▶ PROVIDED DATA
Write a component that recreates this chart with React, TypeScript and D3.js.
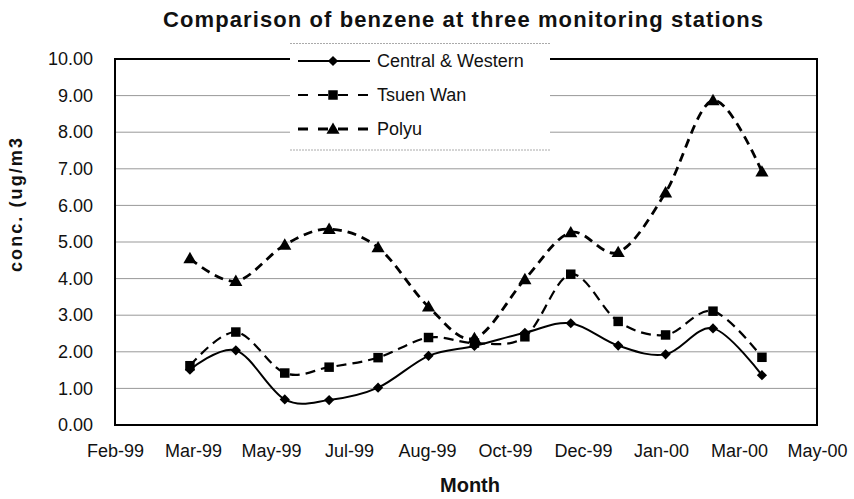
import React from 'react';
import * as d3 from 'd3';

// sampling dates (one reading per month) and the three stations
const sampleDates = [
  '1999-03-22', '1999-04-21', '1999-05-23', '1999-06-21', '1999-07-23', '1999-08-25',
  '1999-09-24', '1999-10-27', '1999-11-26', '1999-12-27', '2000-01-27', '2000-02-27', '2000-03-30',
];
const centralWestern = [1.51, 2.04, 0.70, 0.68, 1.02, 1.89, 2.16, 2.52, 2.78, 2.17, 1.93, 2.64, 1.36];
const tsuenWan = [1.62, 2.54, 1.42, 1.58, 1.84, 2.39, 2.24, 2.41, 4.12, 2.83, 2.46, 3.11, 1.85];
const polyu = [4.55, 3.93, 4.92, 5.35, 4.85, 3.23, 2.37, 3.98, 5.26, 4.72, 6.35, 8.87, 6.92];

const stationNames = ['Central & Western', 'Tsuen Wan', 'Polyu'];
const tickDates = [
  '1999-02-01', '1999-03-24', '1999-05-14', '1999-07-04', '1999-08-24',
  '1999-10-14', '1999-12-04', '2000-01-24', '2000-03-15', '2000-05-05',
];
const yTicks = [0, 1, 2, 3, 4, 5, 6, 7, 8, 9, 10];

const FONT = "'Liberation Sans', Arial, sans-serif";

export default function App() {
  const W = 854, H = 499;
  const margin = { top: 59, right: 37, bottom: 74, left: 115 };
  const width = W - margin.left - margin.right;
  const height = H - margin.top - margin.bottom;

  const ticks = tickDates.map((d) => new Date(d));
  const x = d3.scaleUtc()
    .domain([ticks[0], ticks[ticks.length - 1]])
    .range([0, width]);
  const y = d3.scaleLinear().domain([0, 10]).range([height, 0]);

  const series = [
    { name: stationNames[0], values: centralWestern, dash: null, sw: 2, shape: 'diamond' },
    { name: stationNames[1], values: tsuenWan, dash: '10,6', sw: 2.2, shape: 'square' },
    { name: stationNames[2], values: polyu, dash: '9,6', sw: 2.8, shape: 'triangle' },
  ];

  const line = d3.line<any>()
    .x((d) => x(d.date))
    .y((d) => y(d.value))
    .curve(d3.curveCatmullRom.alpha(0));

  const marker = (shape: string, key: string, cx: number, cy: number) => {
    if (shape === 'diamond') {
      return <path key={key} d={d3.symbol(d3.symbolSquare, 52)()!}
        transform={`translate(${cx},${cy}) rotate(45)`} fill="#000" />;
    }
    if (shape === 'square') {
      return <path key={key} d={d3.symbol(d3.symbolSquare, 90)()!}
        transform={`translate(${cx},${cy})`} fill="#000" />;
    }
    return <path key={key} d={d3.symbol(d3.symbolTriangle, 75)()!}
      transform={`translate(${cx},${cy + 1})`} fill="#000" />;
  };

  const styleAxis = (node: SVGGElement | null, axis: any) => {
    if (!node) return;
    const g = d3.select(node);
    g.call(axis);
    g.select('.domain').remove();
    g.selectAll('text').attr('font-size', 18).attr('font-family', FONT).attr('fill', '#111');
  };

  return (
    <svg width={W} height={H} style={{ position: 'absolute', left: 0, top: 0, background: '#fff' }}>
      <text x={463} y={27} textAnchor="middle" fontFamily={FONT} fontWeight="bold"
        fontSize={22} textLength={600} lengthAdjust="spacing" fill="#111">
        Comparison of benzene at three monitoring stations
      </text>

      <g transform={`translate(${margin.left},${margin.top})`}>
        {yTicks.slice(1, -1).map((t) => (
          <line key={`grid-${t}`} x1={0} x2={width} y1={y(t)} y2={y(t)}
            stroke="#999" strokeWidth={1} />
        ))}
        <rect x={0} y={0} width={width} height={height} fill="none" stroke="#000" strokeWidth={2} />

        <g ref={(node) => styleAxis(node, d3.axisLeft(y).tickValues(yTicks)
          .tickFormat(d3.format('.2f')).tickSize(0).tickPadding(22))} />
        <g transform={`translate(0,${height})`}
          ref={(node) => styleAxis(node, d3.axisBottom(x).tickValues(ticks)
            .tickFormat(d3.utcFormat('%b-%y') as any).tickSize(0).tickPadding(19))} />

        {series.map((s) => {
          const pts = s.values.map((v, i) => ({ date: new Date(sampleDates[i]), value: v }));
          return (
            <g key={s.name}>
              <path d={line(pts)!} fill="none" stroke="#000" strokeWidth={s.sw}
                strokeDasharray={s.dash ?? undefined} />
              {pts.map((p, i) => marker(s.shape, `${s.name}-${i}`, x(p.date), y(p.value)))}
            </g>
          );
        })}
      </g>

      {/* legend */}
      <g>
        <rect x={290} y={43} width={260} height={107} fill="#fff" />
        <line x1={290} x2={550} y1={43.5} y2={43.5} stroke="#aaa" strokeWidth={1} strokeDasharray="2,1" />
        <line x1={290} x2={550} y1={150} y2={150} stroke="#aaa" strokeWidth={1} strokeDasharray="2,1" />
        {series.map((s, i) => {
          const ly = 61 + i * 34;
          return (
            <g key={`leg-${s.name}`}>
              <line x1={298} x2={370} y1={ly} y2={ly} stroke="#000" strokeWidth={s.sw}
                strokeDasharray={s.dash ? '10,10' : undefined} />
              {marker(s.shape, `legm-${i}`, 333, ly)}
              <text x={377} y={ly + 6} fontFamily={FONT} fontSize={18} fill="#111">{s.name}</text>
            </g>
          );
        })}
      </g>

      <text transform="translate(22,205) rotate(-90)" textAnchor="middle" fontFamily={FONT}
        fontWeight="bold" fontSize={18} textLength={134} lengthAdjust="spacing" fill="#111">conc. (ug/m3</text>
      <text x={470} y={492} textAnchor="middle" fontFamily={FONT} fontWeight="bold"
        fontSize={20} fill="#111">Month</text>
    </svg>
  );
}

▶ GIVEN TASK
Leave the pictures out, and print every line of the listing exactly as written.

▶ ANSWER
Write a component that recreates this chart with React, TypeScript and D3.js.
import React from 'react';
import * as d3 from 'd3';

// sampling dates (one reading per month) and the three stations
const sampleDates = [
  '1999-03-22', '1999-04-21', '1999-05-23', '1999-06-21', '1999-07-23', '1999-08-25',
  '1999-09-24', '1999-10-27', '1999-11-26', '1999-12-27', '2000-01-27', '2000-02-27', '2000-03-30',
];
const centralWestern = [1.51, 2.04, 0.70, 0.68, 1.02, 1.89, 2.16, 2.52, 2.78, 2.17, 1.93, 2.64, 1.36];
const tsuenWan = [1.62, 2.54, 1.42, 1.58, 1.84, 2.39, 2.24, 2.41, 4.12, 2.83, 2.46, 3.11, 1.85];
const polyu = [4.55, 3.93, 4.92, 5.35, 4.85, 3.23, 2.37, 3.98, 5.26, 4.72, 6.35, 8.87, 6.92];

const stationNames = ['Central & Western', 'Tsuen Wan', 'Polyu'];
const tickDates = [
  '1999-02-01', '1999-03-24', '1999-05-14', '1999-07-04', '1999-08-24',
  '1999-10-14', '1999-12-04', '2000-01-24', '2000-03-15', '2000-05-05',
];
const yTicks = [0, 1, 2, 3, 4, 5, 6, 7, 8, 9, 10];

const FONT = "'Liberation Sans', Arial, sans-serif";

export default function App() {
  const W = 854, H = 499;
  const margin = { top: 59, right: 37, bottom: 74, left: 115 };
  const width = W - margin.left - margin.right;
  const height = H - margin.top - margin.bottom;

  const ticks = tickDates.map((d) => new Date(d));
  const x = d3.scaleUtc()
    .domain([ticks[0], ticks[ticks.length - 1]])
    .range([0, width]);
  const y = d3.scaleLinear().domain([0, 10]).range([height, 0]);

  const series = [
    { name: stationNames[0], values: centralWestern, dash: null, sw: 2, shape: 'diamond' },
    { name: stationNames[1], values: tsuenWan, dash: '10,6', sw: 2.2, shape: 'square' },
    { name: stationNames[2], values: polyu, dash: '9,6', sw: 2.8, shape: 'triangle' },
  ];

  const line = d3.line<any>()
    .x((d) => x(d.date))
    .y((d) => y(d.value))
    .curve(d3.curveCatmullRom.alpha(0));

  const marker = (shape: string, key: string, cx: number, cy: number) => {
    if (shape === 'diamond') {
      return <path key={key} d={d3.symbol(d3.symbolSquare, 52)()!}
        transform={`translate(${cx},${cy}) rotate(45)`} fill="#000" />;
    }
    if (shape === 'square') {
      return <path key={key} d={d3.symbol(d3.symbolSquare, 90)()!}
        transform={`translate(${cx},${cy})`} fill="#000" />;
    }
    return <path key={key} d={d3.symbol(d3.symbolTriangle, 75)()!}
      transform={`translate(${cx},${cy + 1})`} fill="#000" />;
  };

  const styleAxis = (node: SVGGElement | null, axis: any) => {
    if (!node) return;
    const g = d3.select(node);
    g.call(axis);
    g.select('.domain').remove();
    g.selectAll('text').attr('font-size', 18).attr('font-family', FONT).attr('fill', '#111');
  };

  return (
    <svg width={W} height={H} style={{ position: 'absolute', left: 0, top: 0, background: '#fff' }}>
      <text x={463} y={27} textAnchor="middle" fontFamily={FONT} fontWeight="bold"
        fontSize={22} textLength={600} lengthAdjust="spacing" fill="#111">
        Comparison of benzene at three monitoring stations
      </text>

      <g transform={`translate(${margin.left},${margin.top})`}>
        {yTicks.slice(1, -1).map((t) => (
          <line key={`grid-${t}`} x1={0} x2={width} y1={y(t)} y2={y(t)}
            stroke="#999" strokeWidth={1} />
        ))}
        <rect x={0} y={0} width={width} height={height} fill="none" stroke="#000" strokeWidth={2} />

        <g ref={(node) => styleAxis(node, d3.axisLeft(y).tickValues(yTicks)
          .tickFormat(d3.format('.2f')).tickSize(0).tickPadding(22))} />
        <g transform={`translate(0,${height})`}
          ref={(node) => styleAxis(node, d3.axisBottom(x).tickValues(ticks)
            .tickFormat(d3.utcFormat('%b-%y') as any).tickSize(0).tickPadding(19))} />

        {series.map((s) => {
          const pts = s.values.map((v, i) => ({ date: new Date(sampleDates[i]), value: v }));
          return (
            <g key={s.name}>
              <path d={line(pts)!} fill="none" stroke="#000" strokeWidth={s.sw}
                strokeDasharray={s.dash ?? undefined} />
              {pts.map((p, i) => marker(s.shape, `${s.name}-${i}`, x(p.date), y(p.value)))}
            </g>
          );
        })}
      </g>

      {/* legend */}
      <g>
        <rect x={290} y={43} width={260} height={107} fill="#fff" />
        <line x1={290} x2={550} y1={43.5} y2={43.5} stroke="#aaa" strokeWidth={1} strokeDasharray="2,1" />
        <line x1={290} x2={550} y1={150} y2={150} stroke="#aaa" strokeWidth={1} strokeDasharray="2,1" />
        {series.map((s, i) => {
          const ly = 61 + i * 34;
          return (
            <g key={`leg-${s.name}`}>
              <line x1={298} x2={370} y1={ly} y2={ly} stroke="#000" strokeWidth={s.sw}
                strokeDasharray={s.dash ? '10,10' : undefined} />
              {marker(s.shape, `legm-${i}`, 333, ly)}
              <text x={377} y={ly + 6} fontFamily={FONT} fontSize={18} fill="#111">{s.name}</text>
            </g>
          );
        })}
      </g>

      <text transform="translate(22,205) rotate(-90)" textAnchor="middle" fontFamily={FONT}
        fontWeight="bold" fontSize={18} textLength={134} lengthAdjust="spacing" fill="#111">conc. (ug/m3</text>
      <text x={470} y={492} textAnchor="middle" fontFamily={FONT} fontWeight="bold"
        fontSize={20} fill="#111">Month</text>
    </svg>
  );
}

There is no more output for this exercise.